◆ Task prompt
Give back exactly the lines from the start of the listing to the line containing "0.136, 0.090, 0]", inclusive, and nothing beyond them.

-- BEGIN Material provided --

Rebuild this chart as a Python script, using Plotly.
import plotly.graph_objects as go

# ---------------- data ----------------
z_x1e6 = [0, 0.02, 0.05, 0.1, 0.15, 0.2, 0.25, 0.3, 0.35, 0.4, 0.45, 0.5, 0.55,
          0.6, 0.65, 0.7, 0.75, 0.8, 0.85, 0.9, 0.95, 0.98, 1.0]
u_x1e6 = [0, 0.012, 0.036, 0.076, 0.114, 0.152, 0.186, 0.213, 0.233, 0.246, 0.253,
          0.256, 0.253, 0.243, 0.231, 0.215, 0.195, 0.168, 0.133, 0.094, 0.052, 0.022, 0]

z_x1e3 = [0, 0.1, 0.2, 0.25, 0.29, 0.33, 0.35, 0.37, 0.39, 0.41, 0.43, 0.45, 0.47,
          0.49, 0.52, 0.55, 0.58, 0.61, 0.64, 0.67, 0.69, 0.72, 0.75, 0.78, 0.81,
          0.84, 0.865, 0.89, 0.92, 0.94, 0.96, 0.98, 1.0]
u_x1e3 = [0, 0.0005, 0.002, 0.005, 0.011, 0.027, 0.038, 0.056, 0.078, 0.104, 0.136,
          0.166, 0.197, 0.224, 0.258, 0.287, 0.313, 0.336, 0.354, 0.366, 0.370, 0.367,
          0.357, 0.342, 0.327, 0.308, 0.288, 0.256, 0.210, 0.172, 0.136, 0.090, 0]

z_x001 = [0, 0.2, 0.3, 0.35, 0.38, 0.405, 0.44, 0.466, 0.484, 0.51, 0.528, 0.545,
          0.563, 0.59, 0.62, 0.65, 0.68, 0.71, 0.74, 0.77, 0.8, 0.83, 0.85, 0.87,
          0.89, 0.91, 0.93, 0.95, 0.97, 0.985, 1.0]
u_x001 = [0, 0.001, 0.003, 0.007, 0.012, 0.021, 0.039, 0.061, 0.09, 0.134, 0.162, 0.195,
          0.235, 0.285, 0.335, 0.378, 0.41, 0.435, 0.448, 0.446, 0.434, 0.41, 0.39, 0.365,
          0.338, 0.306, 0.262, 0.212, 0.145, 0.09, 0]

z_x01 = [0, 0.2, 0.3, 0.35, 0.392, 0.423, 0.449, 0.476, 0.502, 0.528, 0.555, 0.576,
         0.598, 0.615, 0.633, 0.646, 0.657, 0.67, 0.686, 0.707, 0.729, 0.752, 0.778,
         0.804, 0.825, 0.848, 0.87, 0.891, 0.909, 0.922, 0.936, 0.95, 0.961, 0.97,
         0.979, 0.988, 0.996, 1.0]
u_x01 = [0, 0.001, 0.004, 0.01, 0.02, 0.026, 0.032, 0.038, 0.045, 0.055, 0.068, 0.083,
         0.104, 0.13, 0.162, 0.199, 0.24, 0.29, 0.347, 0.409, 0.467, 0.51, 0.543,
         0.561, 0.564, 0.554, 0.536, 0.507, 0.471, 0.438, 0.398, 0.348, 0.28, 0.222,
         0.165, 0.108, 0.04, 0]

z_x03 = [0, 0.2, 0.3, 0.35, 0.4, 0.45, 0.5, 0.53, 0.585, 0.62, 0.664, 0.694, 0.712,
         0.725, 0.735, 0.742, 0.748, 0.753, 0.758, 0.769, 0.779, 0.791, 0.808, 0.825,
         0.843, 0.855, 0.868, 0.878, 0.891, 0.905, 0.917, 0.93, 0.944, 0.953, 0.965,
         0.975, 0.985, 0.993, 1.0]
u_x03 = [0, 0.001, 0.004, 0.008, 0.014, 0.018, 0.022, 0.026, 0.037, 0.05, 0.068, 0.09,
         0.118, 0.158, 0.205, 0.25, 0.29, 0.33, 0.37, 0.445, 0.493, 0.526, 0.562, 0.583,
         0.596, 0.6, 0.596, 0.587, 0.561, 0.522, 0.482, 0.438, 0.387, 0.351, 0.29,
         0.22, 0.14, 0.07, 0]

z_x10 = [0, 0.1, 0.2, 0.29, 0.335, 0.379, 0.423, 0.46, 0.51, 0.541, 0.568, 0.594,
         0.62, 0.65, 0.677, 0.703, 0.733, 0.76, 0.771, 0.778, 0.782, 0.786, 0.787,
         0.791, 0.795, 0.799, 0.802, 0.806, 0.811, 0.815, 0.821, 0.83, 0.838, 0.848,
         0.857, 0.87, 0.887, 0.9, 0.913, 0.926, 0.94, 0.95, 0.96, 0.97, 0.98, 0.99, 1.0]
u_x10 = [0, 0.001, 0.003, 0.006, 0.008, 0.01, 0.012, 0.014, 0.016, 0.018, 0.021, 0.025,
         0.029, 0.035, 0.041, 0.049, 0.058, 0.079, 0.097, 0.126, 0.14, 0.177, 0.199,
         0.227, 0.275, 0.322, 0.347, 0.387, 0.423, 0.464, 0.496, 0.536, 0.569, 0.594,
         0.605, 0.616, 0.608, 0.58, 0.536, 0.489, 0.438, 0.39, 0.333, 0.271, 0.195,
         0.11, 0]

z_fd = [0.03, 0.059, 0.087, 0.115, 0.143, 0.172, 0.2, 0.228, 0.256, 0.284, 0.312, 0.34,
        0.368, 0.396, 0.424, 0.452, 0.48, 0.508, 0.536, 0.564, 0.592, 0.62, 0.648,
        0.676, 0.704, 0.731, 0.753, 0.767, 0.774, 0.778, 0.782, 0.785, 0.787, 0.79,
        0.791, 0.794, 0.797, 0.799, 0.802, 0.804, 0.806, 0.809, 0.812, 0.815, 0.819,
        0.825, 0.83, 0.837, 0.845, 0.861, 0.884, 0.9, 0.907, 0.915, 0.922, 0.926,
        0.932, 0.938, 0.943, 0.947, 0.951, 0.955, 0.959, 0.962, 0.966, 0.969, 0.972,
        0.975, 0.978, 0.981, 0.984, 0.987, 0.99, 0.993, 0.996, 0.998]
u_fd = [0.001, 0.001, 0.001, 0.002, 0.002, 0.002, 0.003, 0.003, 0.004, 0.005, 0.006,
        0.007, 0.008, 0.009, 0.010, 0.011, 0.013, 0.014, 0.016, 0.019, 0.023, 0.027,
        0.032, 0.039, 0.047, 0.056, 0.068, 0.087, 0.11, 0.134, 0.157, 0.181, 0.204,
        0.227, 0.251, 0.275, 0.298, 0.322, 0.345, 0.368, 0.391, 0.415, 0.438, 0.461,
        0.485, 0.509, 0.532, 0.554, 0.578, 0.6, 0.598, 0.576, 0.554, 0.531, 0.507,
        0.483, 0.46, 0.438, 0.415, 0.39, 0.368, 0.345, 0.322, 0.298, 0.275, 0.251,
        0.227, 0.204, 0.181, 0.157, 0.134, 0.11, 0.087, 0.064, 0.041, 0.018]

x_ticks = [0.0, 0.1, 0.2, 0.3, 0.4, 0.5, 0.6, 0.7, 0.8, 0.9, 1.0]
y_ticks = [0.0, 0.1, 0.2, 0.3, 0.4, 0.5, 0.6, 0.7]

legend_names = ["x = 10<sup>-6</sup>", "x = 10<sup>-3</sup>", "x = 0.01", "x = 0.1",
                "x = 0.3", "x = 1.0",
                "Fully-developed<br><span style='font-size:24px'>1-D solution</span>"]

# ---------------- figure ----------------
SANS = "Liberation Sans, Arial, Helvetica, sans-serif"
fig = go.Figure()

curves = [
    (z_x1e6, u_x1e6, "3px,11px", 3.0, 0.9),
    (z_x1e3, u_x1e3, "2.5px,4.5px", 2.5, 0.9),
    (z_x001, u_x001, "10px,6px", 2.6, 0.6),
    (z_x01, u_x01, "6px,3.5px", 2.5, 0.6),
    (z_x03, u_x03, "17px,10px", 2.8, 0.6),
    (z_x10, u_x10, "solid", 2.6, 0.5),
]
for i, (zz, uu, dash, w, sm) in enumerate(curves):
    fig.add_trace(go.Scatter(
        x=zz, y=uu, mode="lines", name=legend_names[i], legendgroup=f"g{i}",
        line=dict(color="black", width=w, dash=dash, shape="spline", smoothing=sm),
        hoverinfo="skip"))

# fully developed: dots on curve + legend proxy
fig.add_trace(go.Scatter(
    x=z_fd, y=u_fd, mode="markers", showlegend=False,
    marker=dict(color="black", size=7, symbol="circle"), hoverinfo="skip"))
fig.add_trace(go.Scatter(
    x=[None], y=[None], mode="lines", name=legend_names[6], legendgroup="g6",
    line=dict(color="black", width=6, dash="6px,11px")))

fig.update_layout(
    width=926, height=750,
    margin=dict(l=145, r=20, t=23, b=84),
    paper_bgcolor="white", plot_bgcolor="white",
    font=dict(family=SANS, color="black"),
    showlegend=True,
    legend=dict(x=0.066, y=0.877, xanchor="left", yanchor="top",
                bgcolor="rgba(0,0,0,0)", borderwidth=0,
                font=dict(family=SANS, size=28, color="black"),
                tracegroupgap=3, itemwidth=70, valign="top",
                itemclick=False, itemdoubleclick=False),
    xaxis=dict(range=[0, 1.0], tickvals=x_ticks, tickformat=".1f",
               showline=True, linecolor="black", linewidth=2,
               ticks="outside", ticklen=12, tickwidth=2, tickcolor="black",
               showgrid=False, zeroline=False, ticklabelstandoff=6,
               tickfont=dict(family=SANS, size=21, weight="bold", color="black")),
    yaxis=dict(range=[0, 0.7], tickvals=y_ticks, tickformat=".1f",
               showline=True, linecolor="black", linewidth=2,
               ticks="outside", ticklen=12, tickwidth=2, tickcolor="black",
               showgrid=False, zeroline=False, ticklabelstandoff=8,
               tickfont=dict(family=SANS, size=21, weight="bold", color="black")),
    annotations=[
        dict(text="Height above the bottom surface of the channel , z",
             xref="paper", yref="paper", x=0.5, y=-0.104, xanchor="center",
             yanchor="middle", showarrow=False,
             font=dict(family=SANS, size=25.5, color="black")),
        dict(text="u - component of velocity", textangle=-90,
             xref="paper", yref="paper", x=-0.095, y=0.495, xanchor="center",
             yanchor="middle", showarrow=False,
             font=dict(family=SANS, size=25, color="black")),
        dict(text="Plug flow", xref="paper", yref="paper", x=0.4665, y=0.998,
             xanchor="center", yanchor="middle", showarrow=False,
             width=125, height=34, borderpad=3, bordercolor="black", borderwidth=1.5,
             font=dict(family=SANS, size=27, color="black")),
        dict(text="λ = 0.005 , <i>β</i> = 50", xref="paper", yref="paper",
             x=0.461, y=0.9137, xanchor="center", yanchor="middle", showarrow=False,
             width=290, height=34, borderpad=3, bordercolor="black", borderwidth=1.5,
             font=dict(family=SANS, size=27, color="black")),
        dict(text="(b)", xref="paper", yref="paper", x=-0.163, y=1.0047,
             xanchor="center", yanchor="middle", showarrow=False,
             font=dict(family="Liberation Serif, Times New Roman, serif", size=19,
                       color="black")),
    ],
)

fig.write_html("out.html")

-- END Material provided --

◆ Exercise answer
Rebuild this chart as a Python script, using Plotly.
import plotly.graph_objects as go

# ---------------- data ----------------
z_x1e6 = [0, 0.02, 0.05, 0.1, 0.15, 0.2, 0.25, 0.3, 0.35, 0.4, 0.45, 0.5, 0.55,
          0.6, 0.65, 0.7, 0.75, 0.8, 0.85, 0.9, 0.95, 0.98, 1.0]
u_x1e6 = [0, 0.012, 0.036, 0.076, 0.114, 0.152, 0.186, 0.213, 0.233, 0.246, 0.253,
          0.256, 0.253, 0.243, 0.231, 0.215, 0.195, 0.168, 0.133, 0.094, 0.052, 0.022, 0]

z_x1e3 = [0, 0.1, 0.2, 0.25, 0.29, 0.33, 0.35, 0.37, 0.39, 0.41, 0.43, 0.45, 0.47,
          0.49, 0.52, 0.55, 0.58, 0.61, 0.64, 0.67, 0.69, 0.72, 0.75, 0.78, 0.81,
          0.84, 0.865, 0.89, 0.92, 0.94, 0.96, 0.98, 1.0]
u_x1e3 = [0, 0.0005, 0.002, 0.005, 0.011, 0.027, 0.038, 0.056, 0.078, 0.104, 0.136,
          0.166, 0.197, 0.224, 0.258, 0.287, 0.313, 0.336, 0.354, 0.366, 0.370, 0.367,
          0.357, 0.342, 0.327, 0.308, 0.288, 0.256, 0.210, 0.172, 0.136, 0.090, 0]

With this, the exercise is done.